Studio to develop graphic novel as franchise
Hill, son of author Stephen King, made his first screen sale with his debut novel, “Heart-Shaped Box,” which Warner Bros. is developing.
Dimension bought film and TV rights to “Locke & Key” from IDW Publishing and will develop the property as a feature. John Davis is producing.
Story revolves around a trio of children who become the caretakers of Keyhouse, a mansion in New England that is full of secrets and magic. The kids discover doors that take them to different places, give them powers and even alter gender and skin color. Behind one door is a dangerously violent creature.
Dimension has had a lot of luck with King — “1408” and “The Mist” came from King novellas, and Eli Roth is directing a feature adaptation of his novel “The Cell” — but Dimension chief Bob Weinstein said that wasn’t why he bought the property.
“I love what Joe wrote.
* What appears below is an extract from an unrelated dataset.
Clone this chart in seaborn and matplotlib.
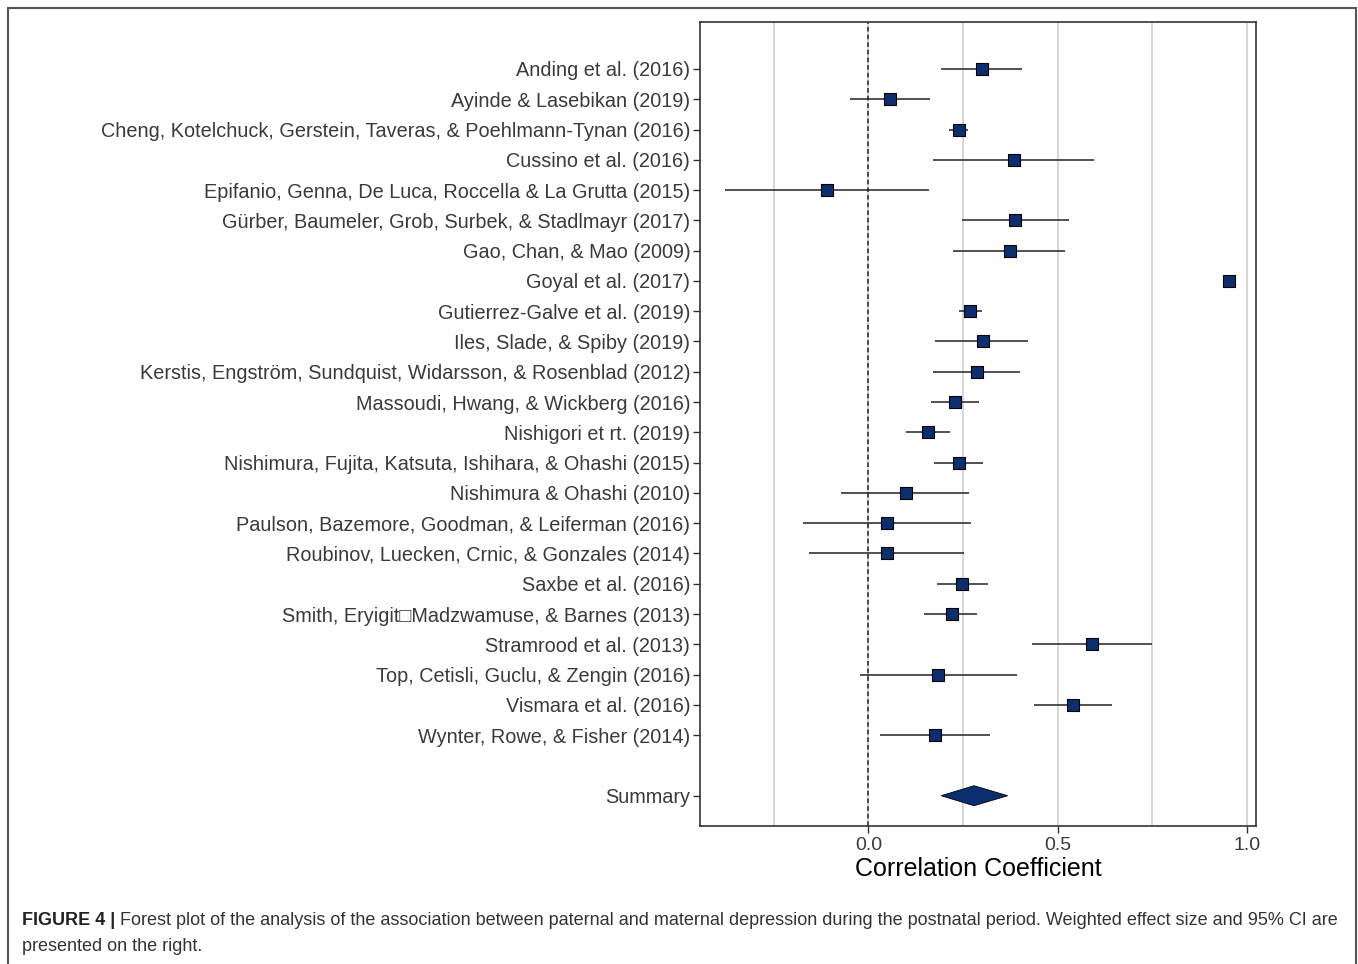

There are fun elements that horror fans love, and it feels like a franchise where you can feel satisfied with each film, but there is a door left open for the next one,” said Weinstein, who put the deal together with exec veep Andrew Kramer.
IDW released the first issue of “Locke & Key” on Wednesday, and will release the second volume March 5. The plan is to do three six-issue installments, a total of 18 comics. The film will be exec produced by Ted Adams, CEO of IDW, the same comic company behind “30 Days of Night,” which was also turned into a film.